§ GIVEN TASK
Exclude pictures. Extract exactly the lines from the one that contains "Write the Chart.js code for this chart." down to the one that contains "const colors = ['#b0b0b0', '#808080', '#e4e4e4'];", both included.

§ DATASET RECORDS
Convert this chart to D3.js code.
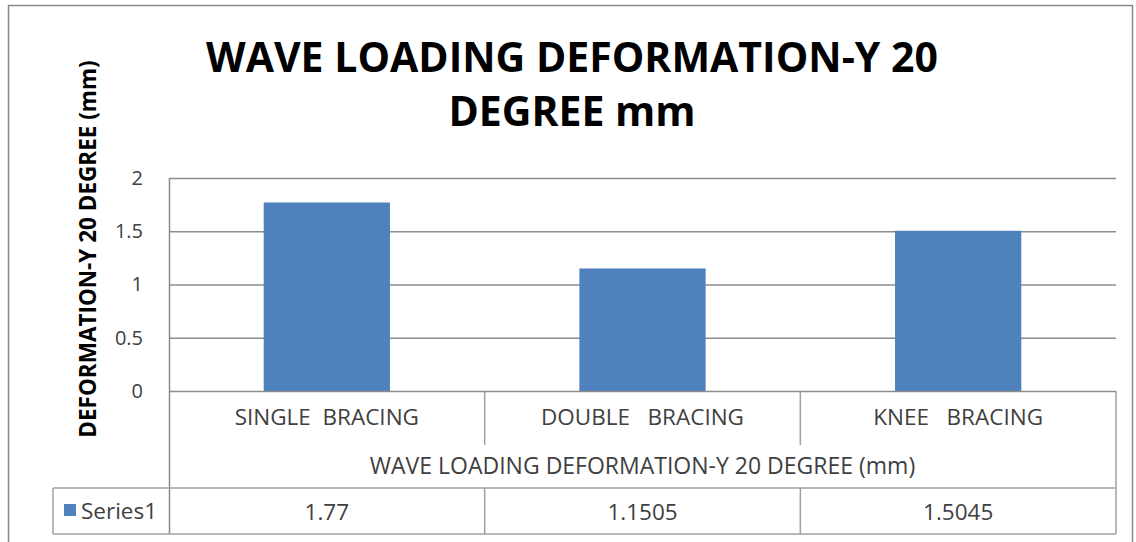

...

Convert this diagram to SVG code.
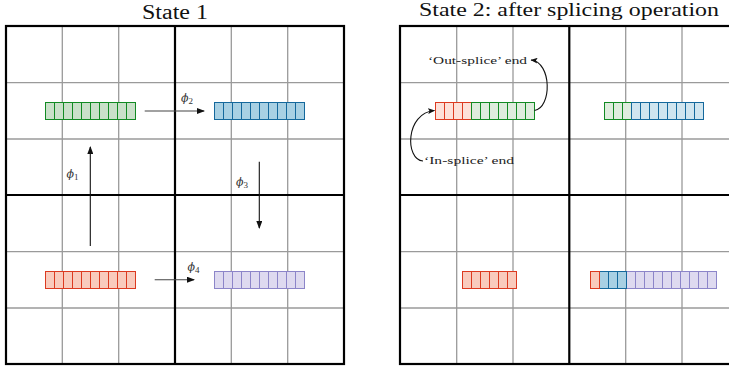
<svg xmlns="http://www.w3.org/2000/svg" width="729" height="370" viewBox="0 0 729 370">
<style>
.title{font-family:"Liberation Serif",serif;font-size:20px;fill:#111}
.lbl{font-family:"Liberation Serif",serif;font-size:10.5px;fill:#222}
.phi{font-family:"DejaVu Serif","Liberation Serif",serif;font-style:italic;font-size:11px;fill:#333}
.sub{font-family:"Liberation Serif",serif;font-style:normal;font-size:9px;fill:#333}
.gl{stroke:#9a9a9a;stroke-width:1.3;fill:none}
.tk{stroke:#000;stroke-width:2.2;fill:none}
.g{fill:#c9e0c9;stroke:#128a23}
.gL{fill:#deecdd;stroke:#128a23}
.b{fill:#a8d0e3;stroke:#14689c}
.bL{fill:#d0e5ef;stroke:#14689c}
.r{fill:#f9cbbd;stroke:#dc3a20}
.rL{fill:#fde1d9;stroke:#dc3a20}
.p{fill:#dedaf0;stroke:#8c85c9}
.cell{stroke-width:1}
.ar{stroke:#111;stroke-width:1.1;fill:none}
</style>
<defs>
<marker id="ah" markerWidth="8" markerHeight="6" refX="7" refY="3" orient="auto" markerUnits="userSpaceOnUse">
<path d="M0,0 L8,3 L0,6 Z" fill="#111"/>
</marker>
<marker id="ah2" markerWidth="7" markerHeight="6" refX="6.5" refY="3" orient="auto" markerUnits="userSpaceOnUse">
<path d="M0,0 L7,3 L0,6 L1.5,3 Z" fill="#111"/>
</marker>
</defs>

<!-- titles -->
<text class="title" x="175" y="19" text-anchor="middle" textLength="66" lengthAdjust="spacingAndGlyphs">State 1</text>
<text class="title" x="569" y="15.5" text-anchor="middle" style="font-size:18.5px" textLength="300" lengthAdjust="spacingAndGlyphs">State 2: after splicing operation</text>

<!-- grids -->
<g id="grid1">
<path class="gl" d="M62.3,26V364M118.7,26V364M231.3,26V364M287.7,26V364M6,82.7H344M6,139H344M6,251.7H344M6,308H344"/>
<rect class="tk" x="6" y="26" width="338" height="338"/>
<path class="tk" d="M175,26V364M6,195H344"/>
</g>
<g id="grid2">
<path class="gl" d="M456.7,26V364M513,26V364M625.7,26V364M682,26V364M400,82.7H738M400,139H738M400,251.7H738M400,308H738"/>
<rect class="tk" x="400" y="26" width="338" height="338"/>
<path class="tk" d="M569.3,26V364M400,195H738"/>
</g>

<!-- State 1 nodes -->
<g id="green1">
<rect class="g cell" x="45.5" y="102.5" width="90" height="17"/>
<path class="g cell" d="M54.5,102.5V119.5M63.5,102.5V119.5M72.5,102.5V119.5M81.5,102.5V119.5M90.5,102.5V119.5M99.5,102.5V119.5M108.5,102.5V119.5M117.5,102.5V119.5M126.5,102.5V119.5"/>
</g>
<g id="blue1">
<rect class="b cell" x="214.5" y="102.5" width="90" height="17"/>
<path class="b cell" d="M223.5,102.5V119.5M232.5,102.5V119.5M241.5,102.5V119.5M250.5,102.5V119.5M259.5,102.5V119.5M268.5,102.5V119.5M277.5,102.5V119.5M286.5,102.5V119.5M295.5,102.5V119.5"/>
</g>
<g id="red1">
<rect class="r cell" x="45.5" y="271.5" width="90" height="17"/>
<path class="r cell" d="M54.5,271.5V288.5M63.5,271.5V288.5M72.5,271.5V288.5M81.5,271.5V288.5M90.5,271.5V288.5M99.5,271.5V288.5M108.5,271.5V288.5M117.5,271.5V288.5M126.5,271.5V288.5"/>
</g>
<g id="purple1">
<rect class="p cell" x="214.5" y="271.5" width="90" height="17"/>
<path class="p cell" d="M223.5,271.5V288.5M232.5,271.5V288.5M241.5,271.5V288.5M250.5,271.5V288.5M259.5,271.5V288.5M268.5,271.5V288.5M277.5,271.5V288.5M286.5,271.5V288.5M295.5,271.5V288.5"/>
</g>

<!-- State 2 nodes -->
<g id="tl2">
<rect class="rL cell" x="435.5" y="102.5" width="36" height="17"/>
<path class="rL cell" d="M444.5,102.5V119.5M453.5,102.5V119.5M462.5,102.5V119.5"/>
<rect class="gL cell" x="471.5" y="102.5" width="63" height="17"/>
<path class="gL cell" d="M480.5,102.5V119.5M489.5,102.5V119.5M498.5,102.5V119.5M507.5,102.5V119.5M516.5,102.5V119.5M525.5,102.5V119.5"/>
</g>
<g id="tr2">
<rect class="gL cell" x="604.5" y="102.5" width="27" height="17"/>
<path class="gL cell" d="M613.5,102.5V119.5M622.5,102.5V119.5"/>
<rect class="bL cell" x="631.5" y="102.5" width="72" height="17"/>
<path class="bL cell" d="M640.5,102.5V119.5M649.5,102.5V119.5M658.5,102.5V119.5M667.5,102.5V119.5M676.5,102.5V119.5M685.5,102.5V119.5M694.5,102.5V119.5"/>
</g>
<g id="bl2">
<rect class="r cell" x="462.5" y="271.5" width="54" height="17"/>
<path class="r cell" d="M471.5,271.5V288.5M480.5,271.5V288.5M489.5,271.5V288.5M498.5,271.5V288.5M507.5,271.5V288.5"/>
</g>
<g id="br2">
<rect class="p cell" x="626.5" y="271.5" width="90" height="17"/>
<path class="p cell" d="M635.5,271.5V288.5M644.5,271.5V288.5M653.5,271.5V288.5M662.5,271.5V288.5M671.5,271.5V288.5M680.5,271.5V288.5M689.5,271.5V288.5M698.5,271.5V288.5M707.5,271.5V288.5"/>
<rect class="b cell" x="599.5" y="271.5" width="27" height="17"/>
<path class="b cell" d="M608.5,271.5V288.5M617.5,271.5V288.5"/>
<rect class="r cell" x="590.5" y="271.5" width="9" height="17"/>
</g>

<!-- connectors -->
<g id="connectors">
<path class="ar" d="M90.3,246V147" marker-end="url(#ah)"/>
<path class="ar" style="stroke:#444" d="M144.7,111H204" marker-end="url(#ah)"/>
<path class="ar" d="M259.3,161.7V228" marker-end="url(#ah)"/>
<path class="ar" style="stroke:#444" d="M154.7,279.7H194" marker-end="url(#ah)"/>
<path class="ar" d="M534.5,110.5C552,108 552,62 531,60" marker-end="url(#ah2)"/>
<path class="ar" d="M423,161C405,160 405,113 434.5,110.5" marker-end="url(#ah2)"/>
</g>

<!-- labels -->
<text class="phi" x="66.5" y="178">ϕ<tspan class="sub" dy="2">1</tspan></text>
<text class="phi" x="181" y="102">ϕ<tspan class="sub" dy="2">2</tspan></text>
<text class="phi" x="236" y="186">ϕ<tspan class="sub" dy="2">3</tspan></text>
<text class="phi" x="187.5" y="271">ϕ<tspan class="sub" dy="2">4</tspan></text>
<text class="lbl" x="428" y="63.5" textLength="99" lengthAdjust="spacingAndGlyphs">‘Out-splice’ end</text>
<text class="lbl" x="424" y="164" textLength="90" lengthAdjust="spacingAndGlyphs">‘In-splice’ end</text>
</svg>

* * *

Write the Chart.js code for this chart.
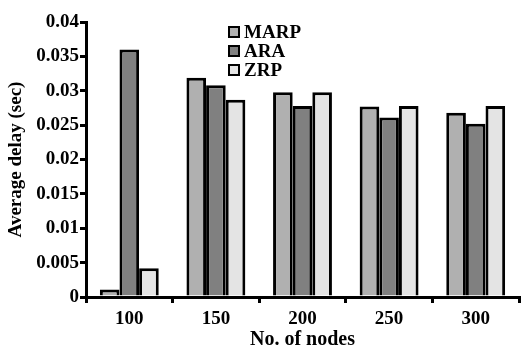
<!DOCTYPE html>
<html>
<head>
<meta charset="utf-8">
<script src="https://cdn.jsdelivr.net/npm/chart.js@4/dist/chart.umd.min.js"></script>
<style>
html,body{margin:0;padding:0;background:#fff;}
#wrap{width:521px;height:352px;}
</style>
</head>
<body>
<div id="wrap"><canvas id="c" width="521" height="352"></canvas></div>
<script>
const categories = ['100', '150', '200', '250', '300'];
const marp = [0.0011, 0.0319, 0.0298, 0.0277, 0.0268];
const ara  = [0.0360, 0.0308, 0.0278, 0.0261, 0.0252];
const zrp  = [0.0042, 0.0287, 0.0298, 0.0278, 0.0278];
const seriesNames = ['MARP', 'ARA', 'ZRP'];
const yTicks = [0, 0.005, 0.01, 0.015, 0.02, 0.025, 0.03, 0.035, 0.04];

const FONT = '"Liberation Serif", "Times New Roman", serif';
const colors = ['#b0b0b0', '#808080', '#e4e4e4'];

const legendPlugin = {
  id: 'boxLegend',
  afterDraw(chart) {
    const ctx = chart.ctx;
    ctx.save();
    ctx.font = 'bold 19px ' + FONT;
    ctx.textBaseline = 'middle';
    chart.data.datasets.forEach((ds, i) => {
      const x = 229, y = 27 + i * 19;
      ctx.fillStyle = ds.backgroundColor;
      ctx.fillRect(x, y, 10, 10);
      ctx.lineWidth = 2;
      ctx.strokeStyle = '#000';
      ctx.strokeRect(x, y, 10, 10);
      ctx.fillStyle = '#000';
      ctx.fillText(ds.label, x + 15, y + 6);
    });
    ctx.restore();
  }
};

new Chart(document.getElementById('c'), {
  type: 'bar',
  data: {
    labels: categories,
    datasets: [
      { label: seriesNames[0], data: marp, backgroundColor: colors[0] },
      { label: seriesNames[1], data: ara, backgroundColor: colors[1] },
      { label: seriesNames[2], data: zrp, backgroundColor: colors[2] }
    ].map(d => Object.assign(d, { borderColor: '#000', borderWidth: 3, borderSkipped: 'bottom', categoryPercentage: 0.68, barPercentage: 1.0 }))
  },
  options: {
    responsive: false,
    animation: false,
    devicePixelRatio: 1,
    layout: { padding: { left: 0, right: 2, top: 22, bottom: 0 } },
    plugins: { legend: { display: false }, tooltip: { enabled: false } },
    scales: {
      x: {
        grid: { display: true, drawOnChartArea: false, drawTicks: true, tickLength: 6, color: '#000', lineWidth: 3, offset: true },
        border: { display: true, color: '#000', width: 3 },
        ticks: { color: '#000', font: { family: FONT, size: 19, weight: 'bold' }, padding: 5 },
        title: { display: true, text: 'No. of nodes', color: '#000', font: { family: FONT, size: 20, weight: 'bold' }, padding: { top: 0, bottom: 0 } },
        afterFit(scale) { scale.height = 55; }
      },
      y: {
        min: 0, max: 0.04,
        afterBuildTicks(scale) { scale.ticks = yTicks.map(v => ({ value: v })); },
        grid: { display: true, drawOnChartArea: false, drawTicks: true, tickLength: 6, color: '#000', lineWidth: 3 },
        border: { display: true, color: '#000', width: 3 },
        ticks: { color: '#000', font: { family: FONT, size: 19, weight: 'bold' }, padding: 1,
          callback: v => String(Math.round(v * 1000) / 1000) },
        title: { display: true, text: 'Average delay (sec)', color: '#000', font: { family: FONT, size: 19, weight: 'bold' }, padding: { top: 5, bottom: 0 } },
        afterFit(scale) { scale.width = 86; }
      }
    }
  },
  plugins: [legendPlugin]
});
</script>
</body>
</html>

§ OUTPUT BELOW
Write the Chart.js code for this chart.
<!DOCTYPE html>
<html>
<head>
<meta charset="utf-8">
<script src="https://cdn.jsdelivr.net/npm/chart.js@4/dist/chart.umd.min.js"></script>
<style>
html,body{margin:0;padding:0;background:#fff;}
#wrap{width:521px;height:352px;}
</style>
</head>
<body>
<div id="wrap"><canvas id="c" width="521" height="352"></canvas></div>
<script>
const categories = ['100', '150', '200', '250', '300'];
const marp = [0.0011, 0.0319, 0.0298, 0.0277, 0.0268];
const ara  = [0.0360, 0.0308, 0.0278, 0.0261, 0.0252];
const zrp  = [0.0042, 0.0287, 0.0298, 0.0278, 0.0278];
const seriesNames = ['MARP', 'ARA', 'ZRP'];
const yTicks = [0, 0.005, 0.01, 0.015, 0.02, 0.025, 0.03, 0.035, 0.04];

const FONT = '"Liberation Serif", "Times New Roman", serif';
const colors = ['#b0b0b0', '#808080', '#e4e4e4'];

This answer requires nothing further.